■ **PROBLEM**
Copy the lines below as they are; omit the images they contain.

■ **DATASET CONTENT**
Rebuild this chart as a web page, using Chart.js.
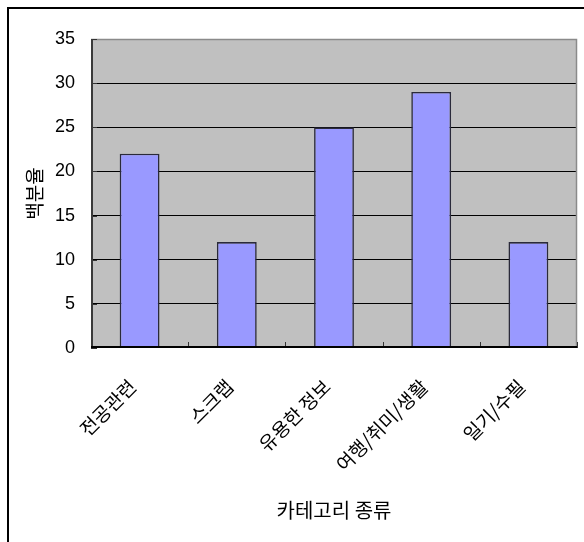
<!DOCTYPE html>
<html>
<head>
<meta charset="utf-8">
<script src="https://cdn.jsdelivr.net/npm/chart.js@4"></script>
<style>
  html, body { margin: 0; padding: 0; background: #fff; }
  #wrap { position: relative; width: 584px; height: 542px; overflow: hidden; }
  #frame { position: absolute; left: 7px; top: 7px; width: 700px; height: 700px;
           border-left: 2px solid #000; border-top: 2px solid #000; }
  canvas { position: absolute; left: 0; top: 0; }
</style>
</head>
<body>
<div id="wrap">
  <div id="frame"></div>
  <canvas id="c" width="584" height="542"></canvas>
</div>
<script>
const categories = ['전공관련', '스크랩', '유용한 정보', '여행/취미/생활', '일기/수필'];
const percentages = [22, 12, 25, 29, 12];
const yTicks = [0, 5, 10, 15, 20, 25, 30, 35];

const KR = '"Noto Sans CJK KR", "Noto Sans", sans-serif';
const NUM = '"Liberation Sans", Arial, sans-serif';

// grey plot background, grey top/right border and short inward tick marks
const plotFrame = {
  id: 'plotFrame',
  beforeDraw(chart) {
    const { ctx, chartArea: a } = chart;
    ctx.save();
    ctx.fillStyle = '#c0c0c0';
    ctx.fillRect(a.left, a.top, a.right - a.left, a.bottom - a.top);
    ctx.restore();
  },
  afterDraw(chart) {
    const { ctx, chartArea: a, scales } = chart;
    ctx.save();
    ctx.strokeStyle = '#8a8a8a';
    ctx.lineWidth = 1.5;
    ctx.beginPath();
    ctx.moveTo(a.left, a.top + 0.5);
    ctx.lineTo(a.right - 0.5, a.top + 0.5);
    ctx.lineTo(a.right - 0.5, a.bottom);
    ctx.stroke();
    // y tick marks pointing into the plot
    ctx.strokeStyle = '#333';
    ctx.lineWidth = 1;
    ctx.beginPath();
    yTicks.forEach(v => {
      const y = Math.round(scales.y.getPixelForValue(v)) + 0.5;
      ctx.moveTo(a.left, y);
      ctx.lineTo(a.left + 6, y);
    });
    // x tick marks at category boundaries
    const xs = scales.x;
    for (let i = 0; i <= categories.length; i++) {
      const x = Math.round(xs.getPixelForValue(i - 0.5)) + 0.5;
      ctx.moveTo(x, a.bottom);
      ctx.lineTo(x, a.bottom - 6);
    }
    ctx.stroke();
    // axis lines
    ctx.strokeStyle = '#3a3a3a';
    ctx.lineWidth = 2;
    ctx.beginPath();
    ctx.moveTo(a.left + 1, a.top);
    ctx.lineTo(a.left + 1, a.bottom);
    ctx.stroke();
    ctx.strokeStyle = '#000';
    ctx.beginPath();
    ctx.moveTo(a.left, a.bottom - 1);
    ctx.lineTo(a.right, a.bottom - 1);
    ctx.stroke();
    ctx.restore();
  }
};

new Chart(document.getElementById('c'), {
  type: 'bar',
  data: {
    labels: categories,
    datasets: [{
      data: percentages,
      backgroundColor: '#9999ff',
      borderColor: '#2a2a3a',
      borderWidth: 1.6,
      barPercentage: 0.41,
      categoryPercentage: 1
    }]
  },
  plugins: [plotFrame],
  options: {
    responsive: false,
    animation: false,
    events: [],
    layout: { padding: { top: 39, right: 7, left: 0, bottom: 0 } },
    plugins: { legend: { display: false }, tooltip: { enabled: false } },
    scales: {
      x: {
        grid: { display: false, drawTicks: false },
        border: { display: false },
        ticks: {
          autoSkip: false,
          minRotation: 45,
          maxRotation: 45,
          padding: 27,
          labelOffset: -7,
          color: '#000',
          font: { family: KR, size: 19 }
        },
        title: {
          display: true,
          text: '카테고리 종류',
          color: '#000',
          font: { family: KR, size: 20 },
          padding: { top: 0, bottom: 20 }
        },
        afterFit(s) { s.height = 194; }
      },
      y: {
        min: 0,
        max: 35,
        afterBuildTicks(s) { s.ticks = yTicks.map(v => ({ value: v })); },
        grid: {
          color: ctx => (ctx.tick && (ctx.tick.value === 0 || ctx.tick.value === 35)) ? 'rgba(0,0,0,0)' : '#000',
          lineWidth: 1,
          drawTicks: false
        },
        border: { display: false },
        ticks: {
          padding: 16,
          color: '#000',
          font: { family: NUM, size: 18 }
        },
        title: {
          display: true,
          text: '백분율',
          color: '#000',
          font: { family: KR, size: 19 },
          padding: { top: 23, bottom: 0 }
        },
        afterFit(s) { s.width = 91; }
      }
    }
  }
});
</script>
</body>
</html>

■ **REPLY**
Rebuild this chart as a web page, using Chart.js.
<!DOCTYPE html>
<html>
<head>
<meta charset="utf-8">
<script src="https://cdn.jsdelivr.net/npm/chart.js@4"></script>
<style>
  html, body { margin: 0; padding: 0; background: #fff; }
  #wrap { position: relative; width: 584px; height: 542px; overflow: hidden; }
  #frame { position: absolute; left: 7px; top: 7px; width: 700px; height: 700px;
           border-left: 2px solid #000; border-top: 2px solid #000; }
  canvas { position: absolute; left: 0; top: 0; }
</style>
</head>
<body>
<div id="wrap">
  <div id="frame"></div>
  <canvas id="c" width="584" height="542"></canvas>
</div>
<script>
const categories = ['전공관련', '스크랩', '유용한 정보', '여행/취미/생활', '일기/수필'];
const percentages = [22, 12, 25, 29, 12];
const yTicks = [0, 5, 10, 15, 20, 25, 30, 35];

const KR = '"Noto Sans CJK KR", "Noto Sans", sans-serif';
const NUM = '"Liberation Sans", Arial, sans-serif';

// grey plot background, grey top/right border and short inward tick marks
const plotFrame = {
  id: 'plotFrame',
  beforeDraw(chart) {
    const { ctx, chartArea: a } = chart;
    ctx.save();
    ctx.fillStyle = '#c0c0c0';
    ctx.fillRect(a.left, a.top, a.right - a.left, a.bottom - a.top);
    ctx.restore();
  },
  afterDraw(chart) {
    const { ctx, chartArea: a, scales } = chart;
    ctx.save();
    ctx.strokeStyle = '#8a8a8a';
    ctx.lineWidth = 1.5;
    ctx.beginPath();
    ctx.moveTo(a.left, a.top + 0.5);
    ctx.lineTo(a.right - 0.5, a.top + 0.5);
    ctx.lineTo(a.right - 0.5, a.bottom);
    ctx.stroke();
    // y tick marks pointing into the plot
    ctx.strokeStyle = '#333';
    ctx.lineWidth = 1;
    ctx.beginPath();
    yTicks.forEach(v => {
      const y = Math.round(scales.y.getPixelForValue(v)) + 0.5;
      ctx.moveTo(a.left, y);
      ctx.lineTo(a.left + 6, y);
    });
    // x tick marks at category boundaries
    const xs = scales.x;
    for (let i = 0; i <= categories.length; i++) {
      const x = Math.round(xs.getPixelForValue(i - 0.5)) + 0.5;
      ctx.moveTo(x, a.bottom);
      ctx.lineTo(x, a.bottom - 6);
    }
    ctx.stroke();
    // axis lines
    ctx.strokeStyle = '#3a3a3a';
    ctx.lineWidth = 2;
    ctx.beginPath();
    ctx.moveTo(a.left + 1, a.top);
    ctx.lineTo(a.left + 1, a.bottom);
    ctx.stroke();
    ctx.strokeStyle = '#000';
    ctx.beginPath();
    ctx.moveTo(a.left, a.bottom - 1);
    ctx.lineTo(a.right, a.bottom - 1);
    ctx.stroke();
    ctx.restore();
  }
};

new Chart(document.getElementById('c'), {
  type: 'bar',
  data: {
    labels: categories,
    datasets: [{
      data: percentages,
      backgroundColor: '#9999ff',
      borderColor: '#2a2a3a',
      borderWidth: 1.6,
      barPercentage: 0.41,
      categoryPercentage: 1
    }]
  },
  plugins: [plotFrame],
  options: {
    responsive: false,
    animation: false,
    events: [],
    layout: { padding: { top: 39, right: 7, left: 0, bottom: 0 } },
    plugins: { legend: { display: false }, tooltip: { enabled: false } },
    scales: {
      x: {
        grid: { display: false, drawTicks: false },
        border: { display: false },
        ticks: {
          autoSkip: false,
          minRotation: 45,
          maxRotation: 45,
          padding: 27,
          labelOffset: -7,
          color: '#000',
          font: { family: KR, size: 19 }
        },
        title: {
          display: true,
          text: '카테고리 종류',
          color: '#000',
          font: { family: KR, size: 20 },
          padding: { top: 0, bottom: 20 }
        },
        afterFit(s) { s.height = 194; }
      },
      y: {
        min: 0,
        max: 35,
        afterBuildTicks(s) { s.ticks = yTicks.map(v => ({ value: v })); },
        grid: {
          color: ctx => (ctx.tick && (ctx.tick.value === 0 || ctx.tick.value === 35)) ? 'rgba(0,0,0,0)' : '#000',
          lineWidth: 1,
          drawTicks: false
        },
        border: { display: false },
        ticks: {
          padding: 16,
          color: '#000',
          font: { family: NUM, size: 18 }
        },
        title: {
          display: true,
          text: '백분율',
          color: '#000',
          font: { family: KR, size: 19 },
          padding: { top: 23, bottom: 0 }
        },
        afterFit(s) { s.width = 91; }
      }
    }
  }
});
</script>
</body>
</html>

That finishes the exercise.